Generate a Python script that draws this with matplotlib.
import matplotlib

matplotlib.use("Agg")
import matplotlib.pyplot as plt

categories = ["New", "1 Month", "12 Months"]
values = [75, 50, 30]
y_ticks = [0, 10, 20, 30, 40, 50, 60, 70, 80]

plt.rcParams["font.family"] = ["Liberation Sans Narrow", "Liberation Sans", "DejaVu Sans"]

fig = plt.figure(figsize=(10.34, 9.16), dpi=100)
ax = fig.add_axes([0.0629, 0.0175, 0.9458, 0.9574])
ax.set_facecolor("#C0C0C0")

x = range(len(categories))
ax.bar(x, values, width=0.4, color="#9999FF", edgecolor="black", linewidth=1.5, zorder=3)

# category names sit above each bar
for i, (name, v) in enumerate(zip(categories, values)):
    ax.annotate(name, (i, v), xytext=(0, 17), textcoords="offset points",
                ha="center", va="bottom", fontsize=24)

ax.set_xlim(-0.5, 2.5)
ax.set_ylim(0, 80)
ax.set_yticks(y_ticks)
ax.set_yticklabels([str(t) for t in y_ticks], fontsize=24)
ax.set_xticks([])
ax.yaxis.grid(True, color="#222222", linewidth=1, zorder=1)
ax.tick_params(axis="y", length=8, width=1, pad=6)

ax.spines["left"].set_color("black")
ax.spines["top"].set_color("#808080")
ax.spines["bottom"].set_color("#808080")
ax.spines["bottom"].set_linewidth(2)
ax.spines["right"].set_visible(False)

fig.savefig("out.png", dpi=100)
────────────────────
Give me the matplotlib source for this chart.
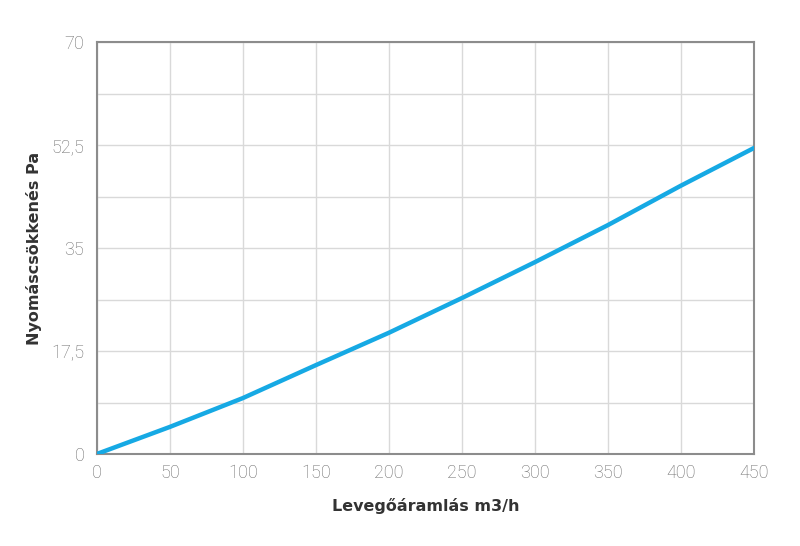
────────────────────
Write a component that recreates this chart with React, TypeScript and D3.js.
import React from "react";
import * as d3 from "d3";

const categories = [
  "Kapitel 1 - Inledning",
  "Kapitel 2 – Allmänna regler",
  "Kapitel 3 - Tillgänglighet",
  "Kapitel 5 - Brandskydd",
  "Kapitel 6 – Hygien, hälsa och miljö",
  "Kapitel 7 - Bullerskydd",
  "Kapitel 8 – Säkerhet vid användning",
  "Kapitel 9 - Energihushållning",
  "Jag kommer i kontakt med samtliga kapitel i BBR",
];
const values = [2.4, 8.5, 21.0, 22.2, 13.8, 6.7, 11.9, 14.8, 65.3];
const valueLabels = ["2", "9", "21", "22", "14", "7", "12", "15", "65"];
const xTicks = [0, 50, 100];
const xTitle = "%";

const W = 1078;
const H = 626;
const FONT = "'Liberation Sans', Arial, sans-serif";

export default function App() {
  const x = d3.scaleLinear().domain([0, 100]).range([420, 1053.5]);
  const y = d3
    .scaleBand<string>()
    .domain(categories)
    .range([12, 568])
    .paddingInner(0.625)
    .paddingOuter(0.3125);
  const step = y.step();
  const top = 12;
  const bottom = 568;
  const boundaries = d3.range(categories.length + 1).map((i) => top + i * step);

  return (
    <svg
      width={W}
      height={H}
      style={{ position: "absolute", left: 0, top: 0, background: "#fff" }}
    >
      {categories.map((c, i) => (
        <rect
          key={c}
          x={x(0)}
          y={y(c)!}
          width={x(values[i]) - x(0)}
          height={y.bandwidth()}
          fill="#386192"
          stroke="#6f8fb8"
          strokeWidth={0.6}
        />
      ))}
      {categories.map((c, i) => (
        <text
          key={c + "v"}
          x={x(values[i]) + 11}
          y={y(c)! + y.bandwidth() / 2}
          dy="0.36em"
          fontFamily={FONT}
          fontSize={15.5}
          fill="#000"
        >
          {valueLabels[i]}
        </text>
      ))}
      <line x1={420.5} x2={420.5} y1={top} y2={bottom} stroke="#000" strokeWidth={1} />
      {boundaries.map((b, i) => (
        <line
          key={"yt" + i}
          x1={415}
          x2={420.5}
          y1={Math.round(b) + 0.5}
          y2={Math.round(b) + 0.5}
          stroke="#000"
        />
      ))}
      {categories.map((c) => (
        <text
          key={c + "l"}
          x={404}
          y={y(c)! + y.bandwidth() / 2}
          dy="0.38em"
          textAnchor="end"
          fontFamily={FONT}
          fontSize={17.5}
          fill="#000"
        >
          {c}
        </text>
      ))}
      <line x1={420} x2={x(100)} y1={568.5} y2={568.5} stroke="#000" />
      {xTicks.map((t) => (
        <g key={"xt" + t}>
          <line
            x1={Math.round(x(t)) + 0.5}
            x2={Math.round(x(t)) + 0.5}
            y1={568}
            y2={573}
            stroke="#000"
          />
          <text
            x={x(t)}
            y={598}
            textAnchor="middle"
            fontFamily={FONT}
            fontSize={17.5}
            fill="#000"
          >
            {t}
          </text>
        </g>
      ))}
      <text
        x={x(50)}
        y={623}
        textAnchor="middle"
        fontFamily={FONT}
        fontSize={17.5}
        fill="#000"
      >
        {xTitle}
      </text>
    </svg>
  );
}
────────────────────
Exactly repeat the lines from the line with "Generate a Python" to the line with "length=8, width=1, pad=6)", including both, and output nothing else.

Generate a Python script that draws this with matplotlib.
import matplotlib

matplotlib.use("Agg")
import matplotlib.pyplot as plt

categories = ["New", "1 Month", "12 Months"]
values = [75, 50, 30]
y_ticks = [0, 10, 20, 30, 40, 50, 60, 70, 80]

plt.rcParams["font.family"] = ["Liberation Sans Narrow", "Liberation Sans", "DejaVu Sans"]

fig = plt.figure(figsize=(10.34, 9.16), dpi=100)
ax = fig.add_axes([0.0629, 0.0175, 0.9458, 0.9574])
ax.set_facecolor("#C0C0C0")

x = range(len(categories))
ax.bar(x, values, width=0.4, color="#9999FF", edgecolor="black", linewidth=1.5, zorder=3)

# category names sit above each bar
for i, (name, v) in enumerate(zip(categories, values)):
    ax.annotate(name, (i, v), xytext=(0, 17), textcoords="offset points",
                ha="center", va="bottom", fontsize=24)

ax.set_xlim(-0.5, 2.5)
ax.set_ylim(0, 80)
ax.set_yticks(y_ticks)
ax.set_yticklabels([str(t) for t in y_ticks], fontsize=24)
ax.set_xticks([])
ax.yaxis.grid(True, color="#222222", linewidth=1, zorder=1)
ax.tick_params(axis="y", length=8, width=1, pad=6)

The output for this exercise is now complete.